In IN A Insurance we recognized that “[a]n indemnitee under implied indemnity ‘may recover only those fees and expenses attributable to the making of defenses which were not primarily directed toward rebutting charges of active negligence.’ ” 150 Ariz. at 255-256, 722 P.2d at 982-983. We have also acknowledged that “the right of indemnity includes a right to attorney’s fees incurred in defending the underlying claim, but does not include the right to fees incurred in establishing the right of indemnity.” Id. at 256, 722 P.2d at 983; see also McIntyre Refrigeration, Inc. v. Mepco Electra, 165 Ariz. 560, 565, 799 P.2d 901, 906 (App.1990).

In the present case, neither Schweber’s affidavit for attorney’s fees nor the trial court’s judgment differentiates between costs and fees incurred in the underlying action and those incurred in prosecution of the indemnity claim. However, we find that the difference is of no consequence. In Arizona, a litigant may recover costs and fees incurred in an action that arises out of contract. A.R.S. § 12-341.01. The fees and costs may be recovered regardless of whether the contract is express or implied. Id. Therefore, pursuant to A.R.S. section 12-341.01, as well as general rules of indemnity recovery, we find that the trial court did not err in awarding Schweber its attorney’s fees and costs. We note that even in IN A Insurance the court, after stating the general rule quoted above, awarded INA its fees on appeal pursuant to A.R.S. section 12-341.01.

CONCLUSION

The trial court properly ruled that Schweber, as an innocent conduit in the distribution chain, is entitled to indemnity from National. Although we can imagine cases where a manufacturer might limit its indemnity liability through limitation of damages and limitation of remedies provisions, National’s limitations in this case do not apply to National’s indemnity obligation to Schweber. Finally, the limitations provisions similarly do not apply to Schweber’s attorney’s fees and expenses, and the trial court therefore properly awarded Schweber its fees and costs.

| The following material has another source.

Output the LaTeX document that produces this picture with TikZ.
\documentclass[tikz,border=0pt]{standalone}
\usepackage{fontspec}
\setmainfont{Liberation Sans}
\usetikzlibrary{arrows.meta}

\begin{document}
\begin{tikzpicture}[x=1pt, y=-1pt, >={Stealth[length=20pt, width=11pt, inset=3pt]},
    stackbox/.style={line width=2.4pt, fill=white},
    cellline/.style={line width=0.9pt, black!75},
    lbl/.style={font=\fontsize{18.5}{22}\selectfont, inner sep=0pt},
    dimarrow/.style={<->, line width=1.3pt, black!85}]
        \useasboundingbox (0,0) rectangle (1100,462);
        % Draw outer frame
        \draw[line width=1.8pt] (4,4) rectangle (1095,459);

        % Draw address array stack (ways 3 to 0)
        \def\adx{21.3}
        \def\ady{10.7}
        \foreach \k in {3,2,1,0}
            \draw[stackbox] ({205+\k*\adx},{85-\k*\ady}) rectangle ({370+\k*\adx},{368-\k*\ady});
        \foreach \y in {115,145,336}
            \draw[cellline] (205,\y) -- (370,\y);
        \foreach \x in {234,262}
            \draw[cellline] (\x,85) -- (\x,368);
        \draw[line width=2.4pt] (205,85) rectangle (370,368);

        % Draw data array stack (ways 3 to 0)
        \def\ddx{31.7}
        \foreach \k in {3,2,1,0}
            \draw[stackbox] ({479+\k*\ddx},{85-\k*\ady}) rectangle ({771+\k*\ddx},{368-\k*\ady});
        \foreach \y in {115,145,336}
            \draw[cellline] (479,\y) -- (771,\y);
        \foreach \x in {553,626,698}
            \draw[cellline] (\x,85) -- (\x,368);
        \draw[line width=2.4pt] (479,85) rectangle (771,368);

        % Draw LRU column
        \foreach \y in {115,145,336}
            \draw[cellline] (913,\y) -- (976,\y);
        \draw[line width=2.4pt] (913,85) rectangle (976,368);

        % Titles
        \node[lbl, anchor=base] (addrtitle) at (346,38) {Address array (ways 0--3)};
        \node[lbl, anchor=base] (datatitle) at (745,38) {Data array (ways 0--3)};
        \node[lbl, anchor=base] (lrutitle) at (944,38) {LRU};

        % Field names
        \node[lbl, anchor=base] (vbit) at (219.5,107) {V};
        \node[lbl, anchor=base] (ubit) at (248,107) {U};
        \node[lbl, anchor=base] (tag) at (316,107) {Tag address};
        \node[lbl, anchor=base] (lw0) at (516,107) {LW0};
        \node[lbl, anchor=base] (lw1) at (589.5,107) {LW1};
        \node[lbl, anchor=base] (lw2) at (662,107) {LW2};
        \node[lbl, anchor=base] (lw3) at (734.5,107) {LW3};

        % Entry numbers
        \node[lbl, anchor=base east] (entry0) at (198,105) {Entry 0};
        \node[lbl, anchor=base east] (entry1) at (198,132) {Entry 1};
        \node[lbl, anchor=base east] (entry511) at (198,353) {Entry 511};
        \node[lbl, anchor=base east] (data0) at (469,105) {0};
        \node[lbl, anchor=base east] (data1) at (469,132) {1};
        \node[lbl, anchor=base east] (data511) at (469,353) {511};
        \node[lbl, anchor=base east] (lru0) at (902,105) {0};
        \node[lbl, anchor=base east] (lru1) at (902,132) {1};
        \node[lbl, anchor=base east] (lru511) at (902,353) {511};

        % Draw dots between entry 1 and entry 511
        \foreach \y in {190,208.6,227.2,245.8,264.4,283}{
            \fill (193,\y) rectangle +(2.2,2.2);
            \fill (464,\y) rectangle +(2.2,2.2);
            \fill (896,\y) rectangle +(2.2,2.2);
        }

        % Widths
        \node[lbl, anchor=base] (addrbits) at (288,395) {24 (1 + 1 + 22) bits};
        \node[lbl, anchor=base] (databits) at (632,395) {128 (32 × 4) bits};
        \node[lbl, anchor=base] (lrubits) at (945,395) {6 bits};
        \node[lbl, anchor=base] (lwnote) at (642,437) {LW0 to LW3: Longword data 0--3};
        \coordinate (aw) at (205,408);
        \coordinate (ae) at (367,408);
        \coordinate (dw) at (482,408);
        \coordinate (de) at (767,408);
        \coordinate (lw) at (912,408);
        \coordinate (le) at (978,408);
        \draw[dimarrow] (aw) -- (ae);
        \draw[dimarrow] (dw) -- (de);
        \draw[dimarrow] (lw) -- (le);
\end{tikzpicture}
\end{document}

Schweber requests an award of its attorney’s fees on appeal. In our discretion we grant this request. Schweber is directed to comply with Rule 21, Arizona Rules of Civil Procedure and Schweiger v. China Doll Restaurant, Inc., 138 Ariz. 183, 673 P.2d 927 (App.1983).

The judgment of the trial court is affirmed.

LANKFORD and TOCI, JJ., concur. 
      
      . Although National has not challenged the reasonableness of the settlement, we note that Schweber filed an Application for Good Faith Settlement Determination in the trial court.
      The court determined that the settlement was reasonably supported by the facts of the case and the relative positions of the parties, was made in good faith and was free from collusion.
     
      
      
        . National also seems to argue that because implied indemnity is based on theories of unjust enrichment, implied indemnity should not apply to this case because unjust enrichment is not available when contracting parties have received the benefit of their bargain. Brooks v. Valley Nat’l Bank, 113 Ariz. 169, 548 P.2d 1166 (1976). We need not address this issue in detail because we find that implied indemnity is properly applied to this fact situation. We note in passing, however, that this argument is somewhat disingenuous in light of the fact that National received a credit against the $145,000 judgment for the $75,000 paid to Thesys by Schweber.
     
      
      . Schweber argues that the Distributor Franchise Agreement is the sole contract between Schweber and National. Schweber contends that the invoices, packing slips and cost schedules sent later are unilaterally issued documents that cannot modify the original agreement. National argues that the invoices and packing slips, along with the Distributor Cost Schedules, each constitute a contract for the sale of goods. National’s limitation of damages appears in all of these documents. Our resolution of the case does not depend on which documents control, and we therefore do not reach this collateral issue.
      Schweber also argues that the limitation of remedies in this case failed of its essential purpose and is therefore unenforceable. See Ariz. Rev.Stat.Ann. (“A.R.S.”) § 47-2719(B). This argument was not raised in the trial court and we therefore will not address it on appeal.
     
      
      . Of course, under certain circumstances, National can limit the end-users’ damages and remedies. See A.R.S. § 47-2719(C). In this case, the trial court’s minute entry ruling on the motions for summary judgment stated that the ineffectiveness of the limitations clauses, as urged by Thesys, could not be decided on summary judgment. Because this appeal involves only the cross-claim, we express no opinion on the effectiveness of the clause as to Thesys, nor can we determine whether any of the $145,000 judgment is for incidental or consequential damages.
     
      
      . The final judgment entered in favor of Schwe-ber against National granted Schweber attorney's fees in the amount of $181,484.50. Because National’s indemnity liability to Schweber was not even half of the amount awarded in attorney's fees, we echo the sentiment of Judge (now Justice) Corcoran, writing for this court in another indemnity case: "We recognize that the attorneys’ fees in this case have not simply become a case of the tail wagging the dog; the attorneys’ fees have become the dog.” Pioneer Roofing Co. v. Mardian Constr. Co., 152 Ariz. 455, 475, 733 P.2d 652, 672 (App.1986).
     
      
      . McIntyre is also not to the contrary. That case is distinguishable based on the fact that indemnity, as well as attorney’s fees, were sought based on A.R.S. section 12-684, a statute by which the legislature specifically allowed indemnification in a products liability claim. The court analyzed the statutory language to deny recovery of attorney's fees and costs incurred in pursuit of the indemnity claim.